4. Be accountable for your goals

Those who achieve their resolutions had something else in common: They told their friends and family about their goals. This accomplished two things: it increased the fear of failure and created a network of support.

The same is true in cases of porn addiction. A study from Fuller Theological Seminary found that those who combined both Christian counseling and using Accountability software on their computers experienced a 66% drop in relapses, and many participants said they never relapsed.

Accountability is also something the Bible speaks a great deal about. James teaches his readers to confess their sins to one another and pray for each other so they can find healing for their distresses (James 5:16). All throughout the New Testament, the phrase “one another” is repeated over and over, giving the church a picture of the kind of relationships we are meant to have: relationships of encouragement (1 Thessalonians 4:18), bearing each others’ burdens (Galatians 6:2), admonishment (Romans 15:14), and love (Romans 13:8).

Accountability also brings with it the fear of failure or disgrace before others. The Bible also speaks to this:

Another motivator God has given us to keep us from sin is the threat of potential disgrace or shame before other people (Luke 14:9; Romans 1:24-26; 6:21; 1 Corinthians 11:6,14; 14:35). We ought to be aware of how our sins impact other people and our relationships. Paul’s term for this is “walking properly” (Romans 13:13; 1 Corinthians 14:40; 1 Thessalonians 4:12). It means living in a manner of decency, and having the awareness that our actions impact those around us.

We do not sin in a vacuum. Our sin impacts our families, friends, and communities, and thus it impacts our place in those relationships. This is why accountability is critical for success, and when it comes to Internet pornography, accountability software is a proven tool.

5. Have the right attitude about slips

It is easy to fall prey to the I-might-as-well attitude. If we slip and start watching a little pornography, often we say, “Well, I’ve already sinned. I might as well sin big.” “Expect to revert to your old habits from time to time. Treat any failure as a temporary setback rather than a reason to give up altogether.”

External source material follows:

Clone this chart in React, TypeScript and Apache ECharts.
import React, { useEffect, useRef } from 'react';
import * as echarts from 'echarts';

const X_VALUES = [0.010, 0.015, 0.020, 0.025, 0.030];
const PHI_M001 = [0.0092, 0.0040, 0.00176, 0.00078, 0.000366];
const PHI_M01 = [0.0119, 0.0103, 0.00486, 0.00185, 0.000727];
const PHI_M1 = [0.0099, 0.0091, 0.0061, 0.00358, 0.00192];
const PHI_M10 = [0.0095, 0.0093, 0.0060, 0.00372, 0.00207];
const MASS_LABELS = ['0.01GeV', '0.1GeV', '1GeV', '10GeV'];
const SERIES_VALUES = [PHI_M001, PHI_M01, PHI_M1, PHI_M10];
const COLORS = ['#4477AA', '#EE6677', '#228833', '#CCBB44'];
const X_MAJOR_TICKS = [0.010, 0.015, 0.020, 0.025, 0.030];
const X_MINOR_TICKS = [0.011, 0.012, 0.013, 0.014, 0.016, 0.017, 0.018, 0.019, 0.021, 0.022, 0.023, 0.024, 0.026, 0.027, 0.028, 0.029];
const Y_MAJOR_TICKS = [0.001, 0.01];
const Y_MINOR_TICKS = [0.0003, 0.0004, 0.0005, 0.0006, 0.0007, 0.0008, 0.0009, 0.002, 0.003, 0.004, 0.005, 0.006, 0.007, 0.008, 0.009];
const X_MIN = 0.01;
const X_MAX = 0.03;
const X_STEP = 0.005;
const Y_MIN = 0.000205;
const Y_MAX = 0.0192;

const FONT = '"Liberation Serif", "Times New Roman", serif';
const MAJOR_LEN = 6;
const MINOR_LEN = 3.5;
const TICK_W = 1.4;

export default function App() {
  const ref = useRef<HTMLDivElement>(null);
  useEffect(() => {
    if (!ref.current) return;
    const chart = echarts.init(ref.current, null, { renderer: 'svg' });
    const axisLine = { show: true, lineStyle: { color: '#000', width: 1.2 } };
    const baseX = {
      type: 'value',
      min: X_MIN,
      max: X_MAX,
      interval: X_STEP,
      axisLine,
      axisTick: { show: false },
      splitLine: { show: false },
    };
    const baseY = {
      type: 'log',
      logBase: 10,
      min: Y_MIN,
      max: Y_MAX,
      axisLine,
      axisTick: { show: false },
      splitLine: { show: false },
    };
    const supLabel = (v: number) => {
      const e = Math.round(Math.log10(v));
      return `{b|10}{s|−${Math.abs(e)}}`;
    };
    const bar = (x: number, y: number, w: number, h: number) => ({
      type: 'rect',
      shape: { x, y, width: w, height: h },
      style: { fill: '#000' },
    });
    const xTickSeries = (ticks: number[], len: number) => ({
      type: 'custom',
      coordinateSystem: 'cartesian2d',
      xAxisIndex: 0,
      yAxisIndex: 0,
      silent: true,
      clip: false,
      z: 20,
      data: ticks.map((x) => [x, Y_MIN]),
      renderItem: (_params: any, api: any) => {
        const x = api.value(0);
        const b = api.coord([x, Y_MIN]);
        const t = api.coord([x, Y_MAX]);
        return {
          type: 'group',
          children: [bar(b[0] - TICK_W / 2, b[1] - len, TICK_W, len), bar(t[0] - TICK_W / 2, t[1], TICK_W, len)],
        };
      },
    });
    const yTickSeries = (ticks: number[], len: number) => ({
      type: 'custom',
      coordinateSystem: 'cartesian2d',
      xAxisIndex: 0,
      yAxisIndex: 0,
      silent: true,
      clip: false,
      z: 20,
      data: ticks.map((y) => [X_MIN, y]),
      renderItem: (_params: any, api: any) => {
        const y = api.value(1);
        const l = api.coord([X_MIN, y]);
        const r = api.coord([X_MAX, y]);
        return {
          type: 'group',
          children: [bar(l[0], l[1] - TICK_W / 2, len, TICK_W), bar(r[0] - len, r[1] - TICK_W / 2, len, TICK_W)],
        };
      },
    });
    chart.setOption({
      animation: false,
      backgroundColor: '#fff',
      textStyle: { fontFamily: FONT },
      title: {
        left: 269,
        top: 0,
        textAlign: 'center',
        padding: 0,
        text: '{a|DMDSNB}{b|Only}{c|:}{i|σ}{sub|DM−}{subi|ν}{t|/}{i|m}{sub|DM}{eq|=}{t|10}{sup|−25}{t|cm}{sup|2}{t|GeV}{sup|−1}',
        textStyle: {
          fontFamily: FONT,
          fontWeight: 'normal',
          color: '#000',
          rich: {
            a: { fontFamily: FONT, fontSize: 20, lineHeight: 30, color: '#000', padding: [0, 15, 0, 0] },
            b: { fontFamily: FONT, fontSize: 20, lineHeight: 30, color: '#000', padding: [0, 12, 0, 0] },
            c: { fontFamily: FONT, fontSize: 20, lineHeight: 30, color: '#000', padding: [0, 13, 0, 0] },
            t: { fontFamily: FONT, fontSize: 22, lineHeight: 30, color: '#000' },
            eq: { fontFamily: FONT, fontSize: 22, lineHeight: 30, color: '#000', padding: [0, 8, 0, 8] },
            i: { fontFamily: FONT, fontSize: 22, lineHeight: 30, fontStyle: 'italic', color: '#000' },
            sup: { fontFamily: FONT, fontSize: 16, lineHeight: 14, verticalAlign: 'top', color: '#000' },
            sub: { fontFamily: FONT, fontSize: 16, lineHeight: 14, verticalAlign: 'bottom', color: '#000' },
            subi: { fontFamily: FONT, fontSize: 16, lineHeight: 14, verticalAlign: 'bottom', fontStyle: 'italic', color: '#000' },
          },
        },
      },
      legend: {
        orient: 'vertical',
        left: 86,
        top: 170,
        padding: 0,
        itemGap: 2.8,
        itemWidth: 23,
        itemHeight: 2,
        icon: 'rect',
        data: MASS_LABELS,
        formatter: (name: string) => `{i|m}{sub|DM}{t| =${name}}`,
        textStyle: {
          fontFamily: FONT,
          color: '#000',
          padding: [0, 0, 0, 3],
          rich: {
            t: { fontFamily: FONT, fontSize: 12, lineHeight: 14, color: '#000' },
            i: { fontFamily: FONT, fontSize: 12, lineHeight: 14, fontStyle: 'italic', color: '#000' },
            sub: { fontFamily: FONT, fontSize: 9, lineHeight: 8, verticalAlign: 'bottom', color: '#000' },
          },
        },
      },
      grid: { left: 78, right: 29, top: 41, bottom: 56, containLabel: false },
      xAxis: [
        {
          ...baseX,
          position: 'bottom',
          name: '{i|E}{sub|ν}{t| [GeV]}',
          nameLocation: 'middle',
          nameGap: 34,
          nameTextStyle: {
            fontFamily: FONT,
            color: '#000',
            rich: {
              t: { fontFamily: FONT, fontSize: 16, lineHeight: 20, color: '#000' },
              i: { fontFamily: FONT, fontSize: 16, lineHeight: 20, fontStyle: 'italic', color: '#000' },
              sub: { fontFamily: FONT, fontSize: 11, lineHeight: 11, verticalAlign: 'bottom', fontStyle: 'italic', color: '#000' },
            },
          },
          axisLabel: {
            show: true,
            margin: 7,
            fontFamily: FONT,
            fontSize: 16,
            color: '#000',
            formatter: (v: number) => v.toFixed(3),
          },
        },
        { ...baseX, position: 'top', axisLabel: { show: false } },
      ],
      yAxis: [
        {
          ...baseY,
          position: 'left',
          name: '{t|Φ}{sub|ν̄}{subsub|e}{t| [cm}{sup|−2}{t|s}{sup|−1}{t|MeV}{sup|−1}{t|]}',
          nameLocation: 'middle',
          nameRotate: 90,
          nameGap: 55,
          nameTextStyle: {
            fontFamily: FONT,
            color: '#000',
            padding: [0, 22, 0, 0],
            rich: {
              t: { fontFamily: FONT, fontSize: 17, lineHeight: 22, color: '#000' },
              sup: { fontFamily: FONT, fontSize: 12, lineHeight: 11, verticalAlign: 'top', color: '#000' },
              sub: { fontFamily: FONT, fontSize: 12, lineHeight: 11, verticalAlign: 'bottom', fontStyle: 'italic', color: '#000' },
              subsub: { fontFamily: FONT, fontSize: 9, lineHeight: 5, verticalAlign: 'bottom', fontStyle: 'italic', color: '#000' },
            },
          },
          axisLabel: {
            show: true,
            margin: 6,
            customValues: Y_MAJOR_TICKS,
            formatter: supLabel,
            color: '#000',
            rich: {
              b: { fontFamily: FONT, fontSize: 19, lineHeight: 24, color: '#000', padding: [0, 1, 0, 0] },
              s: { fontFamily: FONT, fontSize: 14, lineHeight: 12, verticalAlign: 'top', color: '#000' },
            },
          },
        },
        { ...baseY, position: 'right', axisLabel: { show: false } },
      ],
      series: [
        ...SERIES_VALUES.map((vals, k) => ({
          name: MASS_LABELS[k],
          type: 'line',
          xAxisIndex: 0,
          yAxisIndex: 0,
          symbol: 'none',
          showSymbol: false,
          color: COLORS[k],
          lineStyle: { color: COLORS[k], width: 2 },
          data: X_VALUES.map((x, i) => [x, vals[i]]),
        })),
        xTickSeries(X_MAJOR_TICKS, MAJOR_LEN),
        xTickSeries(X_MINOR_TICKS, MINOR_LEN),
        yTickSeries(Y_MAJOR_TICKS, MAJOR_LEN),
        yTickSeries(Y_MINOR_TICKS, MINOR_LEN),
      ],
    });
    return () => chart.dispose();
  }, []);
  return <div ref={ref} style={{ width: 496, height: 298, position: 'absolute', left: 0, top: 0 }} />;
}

This is most certainly true in the area of pornography.  This balance is critical. Relapses into sexual sin are genuine setbacks, but neither should they defeat us.

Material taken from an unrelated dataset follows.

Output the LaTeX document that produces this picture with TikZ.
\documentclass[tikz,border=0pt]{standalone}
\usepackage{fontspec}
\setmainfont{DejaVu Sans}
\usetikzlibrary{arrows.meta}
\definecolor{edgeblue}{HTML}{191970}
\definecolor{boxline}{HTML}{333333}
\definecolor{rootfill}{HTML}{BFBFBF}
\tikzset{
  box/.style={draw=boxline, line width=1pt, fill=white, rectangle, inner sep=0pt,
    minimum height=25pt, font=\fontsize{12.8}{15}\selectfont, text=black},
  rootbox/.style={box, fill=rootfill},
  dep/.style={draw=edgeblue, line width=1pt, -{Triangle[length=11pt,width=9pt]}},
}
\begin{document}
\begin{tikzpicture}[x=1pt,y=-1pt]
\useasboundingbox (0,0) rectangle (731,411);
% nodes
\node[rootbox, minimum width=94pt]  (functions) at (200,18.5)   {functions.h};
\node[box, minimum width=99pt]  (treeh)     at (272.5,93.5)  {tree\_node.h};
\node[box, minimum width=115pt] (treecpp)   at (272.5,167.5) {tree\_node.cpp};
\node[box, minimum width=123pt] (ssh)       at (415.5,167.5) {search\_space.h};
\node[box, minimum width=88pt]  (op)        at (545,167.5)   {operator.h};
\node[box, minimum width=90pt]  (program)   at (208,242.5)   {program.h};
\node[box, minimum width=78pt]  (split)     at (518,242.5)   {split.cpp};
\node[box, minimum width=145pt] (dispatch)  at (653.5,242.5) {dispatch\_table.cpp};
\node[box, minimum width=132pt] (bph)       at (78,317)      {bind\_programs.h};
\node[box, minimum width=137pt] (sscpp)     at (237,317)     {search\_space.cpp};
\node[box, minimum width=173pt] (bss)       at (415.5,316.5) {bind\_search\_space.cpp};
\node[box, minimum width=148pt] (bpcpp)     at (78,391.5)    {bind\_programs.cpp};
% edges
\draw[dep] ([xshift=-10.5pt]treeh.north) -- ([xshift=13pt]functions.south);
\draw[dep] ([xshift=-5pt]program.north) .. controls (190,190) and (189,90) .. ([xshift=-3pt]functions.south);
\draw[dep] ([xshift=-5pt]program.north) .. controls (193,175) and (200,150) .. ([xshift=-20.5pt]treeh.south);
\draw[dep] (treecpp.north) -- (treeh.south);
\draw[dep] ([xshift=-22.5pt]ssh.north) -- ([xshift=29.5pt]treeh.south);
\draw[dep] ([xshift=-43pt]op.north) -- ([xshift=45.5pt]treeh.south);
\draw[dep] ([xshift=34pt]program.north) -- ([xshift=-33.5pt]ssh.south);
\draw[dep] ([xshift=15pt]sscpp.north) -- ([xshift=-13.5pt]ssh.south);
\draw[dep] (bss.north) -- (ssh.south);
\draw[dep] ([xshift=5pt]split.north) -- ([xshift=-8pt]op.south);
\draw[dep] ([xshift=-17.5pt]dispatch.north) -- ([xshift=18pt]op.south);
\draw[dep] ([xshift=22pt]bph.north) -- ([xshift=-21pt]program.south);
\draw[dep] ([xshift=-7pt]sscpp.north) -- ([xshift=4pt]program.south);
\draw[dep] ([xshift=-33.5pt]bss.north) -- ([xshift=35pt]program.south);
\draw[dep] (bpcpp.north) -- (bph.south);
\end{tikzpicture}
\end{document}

6. Fight from a new identity

Psychology professor Peter Herman has coined the term "false hope syndrome" is when someone makes a resolution that is completely out of alignment with what they really believe is possible or how they view themselves, this not only leads to failure but a great despondency.

When people say things like (i.e. “I can stop looking at porn if I put my mind to it”), they are far more likely to stick to their goals. But those who believe self-control is limited (“I can’t help it that I look at porn. I have an addictive personality”) do worse on their resolution goals.

While it is true that the Bible speaks to human limitations because of sin, the Bible also speaks a strong message of God’s power to do the impossible despite our limitations. As Christians we must fight against porn with faith: we must believe we are children of the living God.

We are always simultaneous sinners, sufferers, and saints, we struggle in our lives—be it overcoming sinful habits or getting through times of incredible pain.

  • Sinner: Sin is part of our very nature.
  • Sufferer: Our sinful world has caused us harm.
  • Saint: We are children of God.

Yes, as sinners and sufferers we are, in fact, limited in our ability to change. But as saints, we are united to a God who knows no limits, who is not intimidated by our sin or our lack of faith. God’s grace does not just overcome the guilt of sin: it overcomes the grip of sin.